### TASK DESCRIPTION
Which lines below hold the word "this"? Report each one.

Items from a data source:
* * *

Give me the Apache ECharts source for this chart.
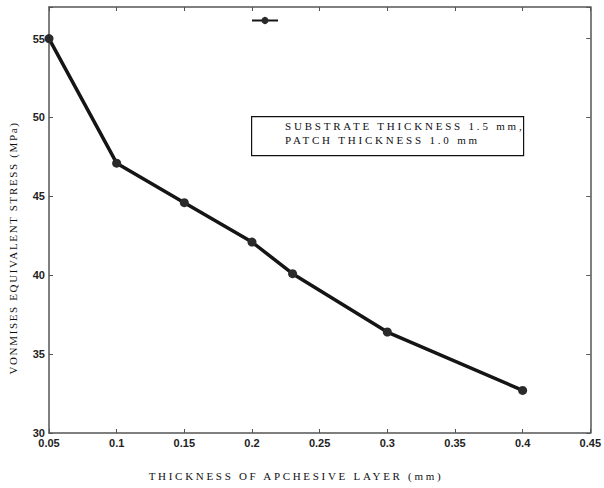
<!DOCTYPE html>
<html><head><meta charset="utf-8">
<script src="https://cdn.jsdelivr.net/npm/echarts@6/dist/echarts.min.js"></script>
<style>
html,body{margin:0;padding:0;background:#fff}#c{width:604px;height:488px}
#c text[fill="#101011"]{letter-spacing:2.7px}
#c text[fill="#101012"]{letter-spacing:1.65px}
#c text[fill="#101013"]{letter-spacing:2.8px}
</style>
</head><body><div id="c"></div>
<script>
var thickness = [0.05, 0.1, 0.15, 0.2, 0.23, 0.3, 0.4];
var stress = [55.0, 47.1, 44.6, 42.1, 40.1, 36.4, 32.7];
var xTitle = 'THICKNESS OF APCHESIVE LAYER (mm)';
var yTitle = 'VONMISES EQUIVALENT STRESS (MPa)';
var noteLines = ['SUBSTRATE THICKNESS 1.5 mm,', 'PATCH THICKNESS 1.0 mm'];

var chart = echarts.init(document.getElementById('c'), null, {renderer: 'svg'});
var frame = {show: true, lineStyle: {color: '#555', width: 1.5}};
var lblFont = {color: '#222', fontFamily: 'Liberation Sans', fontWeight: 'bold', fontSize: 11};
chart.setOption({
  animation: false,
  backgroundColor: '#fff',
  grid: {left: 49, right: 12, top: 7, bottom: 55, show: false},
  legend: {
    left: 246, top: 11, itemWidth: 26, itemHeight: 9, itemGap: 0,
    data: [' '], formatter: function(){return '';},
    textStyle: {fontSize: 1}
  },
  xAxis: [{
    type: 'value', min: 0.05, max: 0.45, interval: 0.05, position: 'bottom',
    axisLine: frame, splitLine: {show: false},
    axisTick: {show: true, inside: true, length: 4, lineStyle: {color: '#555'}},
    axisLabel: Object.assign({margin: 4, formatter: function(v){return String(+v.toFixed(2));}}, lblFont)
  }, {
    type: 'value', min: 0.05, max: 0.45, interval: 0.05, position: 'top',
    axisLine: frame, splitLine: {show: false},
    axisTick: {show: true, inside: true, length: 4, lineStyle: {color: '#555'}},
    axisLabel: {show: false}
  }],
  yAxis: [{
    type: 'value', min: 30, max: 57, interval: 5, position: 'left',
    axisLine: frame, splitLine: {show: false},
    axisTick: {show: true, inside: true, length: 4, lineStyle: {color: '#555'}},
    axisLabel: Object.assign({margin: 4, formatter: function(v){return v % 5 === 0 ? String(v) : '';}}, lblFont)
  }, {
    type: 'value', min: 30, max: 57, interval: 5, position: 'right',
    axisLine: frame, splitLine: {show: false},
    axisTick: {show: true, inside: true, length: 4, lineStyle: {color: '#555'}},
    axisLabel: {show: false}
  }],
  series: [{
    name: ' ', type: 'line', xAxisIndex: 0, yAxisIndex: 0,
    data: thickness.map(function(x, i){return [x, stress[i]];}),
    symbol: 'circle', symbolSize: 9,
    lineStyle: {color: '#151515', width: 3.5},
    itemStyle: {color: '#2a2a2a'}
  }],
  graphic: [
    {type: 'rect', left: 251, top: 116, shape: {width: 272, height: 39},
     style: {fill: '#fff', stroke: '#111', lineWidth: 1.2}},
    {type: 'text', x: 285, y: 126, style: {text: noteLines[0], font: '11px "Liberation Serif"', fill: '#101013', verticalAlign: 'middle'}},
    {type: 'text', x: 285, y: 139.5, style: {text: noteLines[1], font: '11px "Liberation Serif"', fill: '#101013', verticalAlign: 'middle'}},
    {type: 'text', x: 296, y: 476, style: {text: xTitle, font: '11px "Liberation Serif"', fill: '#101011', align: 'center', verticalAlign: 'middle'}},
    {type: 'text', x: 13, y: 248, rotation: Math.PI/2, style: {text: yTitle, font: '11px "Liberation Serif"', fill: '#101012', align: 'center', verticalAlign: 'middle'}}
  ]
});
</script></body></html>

* * *

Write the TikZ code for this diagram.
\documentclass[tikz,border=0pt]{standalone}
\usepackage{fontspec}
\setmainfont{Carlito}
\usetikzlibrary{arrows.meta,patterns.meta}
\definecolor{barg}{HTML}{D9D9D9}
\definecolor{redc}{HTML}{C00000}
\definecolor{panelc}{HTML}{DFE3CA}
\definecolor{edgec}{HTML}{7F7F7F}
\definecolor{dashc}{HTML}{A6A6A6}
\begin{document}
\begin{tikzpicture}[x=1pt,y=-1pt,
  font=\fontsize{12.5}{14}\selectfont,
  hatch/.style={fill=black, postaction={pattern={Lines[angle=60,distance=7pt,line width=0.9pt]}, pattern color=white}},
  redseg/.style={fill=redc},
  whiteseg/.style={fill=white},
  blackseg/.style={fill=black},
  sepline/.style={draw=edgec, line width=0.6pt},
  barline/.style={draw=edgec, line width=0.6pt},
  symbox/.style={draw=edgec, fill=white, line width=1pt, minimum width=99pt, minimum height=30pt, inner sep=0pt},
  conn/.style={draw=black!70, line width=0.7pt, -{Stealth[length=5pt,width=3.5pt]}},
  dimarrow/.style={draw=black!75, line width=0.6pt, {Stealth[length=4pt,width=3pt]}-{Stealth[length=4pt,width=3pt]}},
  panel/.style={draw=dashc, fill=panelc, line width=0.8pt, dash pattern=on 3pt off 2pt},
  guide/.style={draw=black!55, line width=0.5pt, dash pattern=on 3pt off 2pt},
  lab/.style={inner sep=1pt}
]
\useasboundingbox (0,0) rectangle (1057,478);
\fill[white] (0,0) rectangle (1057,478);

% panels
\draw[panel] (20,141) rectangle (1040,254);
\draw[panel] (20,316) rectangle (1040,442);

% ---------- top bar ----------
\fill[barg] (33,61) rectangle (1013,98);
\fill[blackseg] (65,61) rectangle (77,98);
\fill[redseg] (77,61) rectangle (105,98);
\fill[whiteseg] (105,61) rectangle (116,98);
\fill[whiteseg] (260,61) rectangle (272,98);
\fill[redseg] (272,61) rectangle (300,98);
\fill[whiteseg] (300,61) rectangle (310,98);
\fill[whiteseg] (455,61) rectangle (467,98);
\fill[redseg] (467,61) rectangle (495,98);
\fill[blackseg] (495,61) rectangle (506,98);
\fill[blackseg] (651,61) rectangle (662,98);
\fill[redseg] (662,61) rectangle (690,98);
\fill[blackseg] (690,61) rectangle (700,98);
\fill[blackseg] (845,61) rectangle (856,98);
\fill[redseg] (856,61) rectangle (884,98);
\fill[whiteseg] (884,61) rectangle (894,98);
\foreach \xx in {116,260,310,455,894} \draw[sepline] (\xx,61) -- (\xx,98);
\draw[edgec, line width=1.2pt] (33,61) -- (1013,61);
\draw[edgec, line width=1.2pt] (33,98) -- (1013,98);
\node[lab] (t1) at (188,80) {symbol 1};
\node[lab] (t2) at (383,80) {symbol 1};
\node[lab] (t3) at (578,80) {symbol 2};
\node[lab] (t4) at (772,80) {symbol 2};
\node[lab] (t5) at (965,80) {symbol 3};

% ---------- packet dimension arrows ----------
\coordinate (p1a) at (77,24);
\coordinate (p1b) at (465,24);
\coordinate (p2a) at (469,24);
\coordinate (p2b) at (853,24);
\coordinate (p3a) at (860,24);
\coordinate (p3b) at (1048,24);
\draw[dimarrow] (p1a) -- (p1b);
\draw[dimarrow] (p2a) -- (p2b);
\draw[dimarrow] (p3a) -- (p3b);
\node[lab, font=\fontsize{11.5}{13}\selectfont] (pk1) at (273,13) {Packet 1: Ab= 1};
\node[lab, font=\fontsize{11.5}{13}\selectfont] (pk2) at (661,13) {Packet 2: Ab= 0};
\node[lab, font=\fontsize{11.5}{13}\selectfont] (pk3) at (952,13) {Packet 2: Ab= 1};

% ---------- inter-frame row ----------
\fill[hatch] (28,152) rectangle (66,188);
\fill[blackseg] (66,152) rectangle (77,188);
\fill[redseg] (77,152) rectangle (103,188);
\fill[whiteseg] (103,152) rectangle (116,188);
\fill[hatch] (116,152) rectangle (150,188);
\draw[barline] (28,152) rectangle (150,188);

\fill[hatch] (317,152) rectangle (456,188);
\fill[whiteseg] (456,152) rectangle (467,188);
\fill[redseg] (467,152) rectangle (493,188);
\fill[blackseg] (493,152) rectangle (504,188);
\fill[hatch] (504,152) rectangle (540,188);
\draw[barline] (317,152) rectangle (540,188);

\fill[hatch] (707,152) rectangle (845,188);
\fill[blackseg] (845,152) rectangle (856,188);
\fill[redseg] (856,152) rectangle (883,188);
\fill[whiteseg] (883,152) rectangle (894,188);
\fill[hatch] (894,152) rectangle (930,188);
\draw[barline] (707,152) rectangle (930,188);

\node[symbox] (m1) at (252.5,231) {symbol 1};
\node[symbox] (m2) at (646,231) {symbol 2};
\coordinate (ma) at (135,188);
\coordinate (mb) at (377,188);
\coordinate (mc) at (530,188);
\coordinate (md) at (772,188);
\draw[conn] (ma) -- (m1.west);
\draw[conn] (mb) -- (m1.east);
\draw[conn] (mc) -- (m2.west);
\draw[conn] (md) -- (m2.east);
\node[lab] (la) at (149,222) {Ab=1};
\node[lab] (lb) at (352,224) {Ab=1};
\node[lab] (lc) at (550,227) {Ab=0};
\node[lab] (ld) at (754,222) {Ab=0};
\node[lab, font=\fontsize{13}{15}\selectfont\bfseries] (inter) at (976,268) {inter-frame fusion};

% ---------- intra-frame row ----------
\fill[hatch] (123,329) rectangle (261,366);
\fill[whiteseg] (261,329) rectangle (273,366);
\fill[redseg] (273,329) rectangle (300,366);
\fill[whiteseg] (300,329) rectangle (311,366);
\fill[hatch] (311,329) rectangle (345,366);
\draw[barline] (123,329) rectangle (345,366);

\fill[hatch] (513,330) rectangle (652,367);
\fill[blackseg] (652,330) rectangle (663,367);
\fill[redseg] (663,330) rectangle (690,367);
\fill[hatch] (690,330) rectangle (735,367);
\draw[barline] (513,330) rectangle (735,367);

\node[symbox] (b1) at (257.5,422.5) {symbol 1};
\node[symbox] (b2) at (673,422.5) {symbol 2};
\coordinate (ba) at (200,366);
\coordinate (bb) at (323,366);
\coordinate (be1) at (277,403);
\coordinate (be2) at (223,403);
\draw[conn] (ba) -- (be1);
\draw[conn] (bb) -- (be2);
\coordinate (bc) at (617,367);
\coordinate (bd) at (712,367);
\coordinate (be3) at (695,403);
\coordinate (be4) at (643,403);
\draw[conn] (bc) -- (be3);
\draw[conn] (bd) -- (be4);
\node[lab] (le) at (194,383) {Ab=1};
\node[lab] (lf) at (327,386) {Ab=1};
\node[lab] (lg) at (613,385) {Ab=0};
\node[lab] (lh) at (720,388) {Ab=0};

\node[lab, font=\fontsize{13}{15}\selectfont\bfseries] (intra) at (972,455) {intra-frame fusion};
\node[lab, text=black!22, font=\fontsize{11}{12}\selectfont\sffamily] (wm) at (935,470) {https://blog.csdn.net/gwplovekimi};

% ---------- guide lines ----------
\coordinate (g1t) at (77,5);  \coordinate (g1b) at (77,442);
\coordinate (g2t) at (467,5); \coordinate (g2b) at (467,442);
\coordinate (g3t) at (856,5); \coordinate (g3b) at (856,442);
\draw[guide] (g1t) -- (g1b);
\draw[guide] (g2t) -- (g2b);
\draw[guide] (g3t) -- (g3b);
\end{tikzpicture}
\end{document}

* * *

### RESULT OF THE TASK
Give me the Apache ECharts source for this chart.
Write the TikZ code for this diagram.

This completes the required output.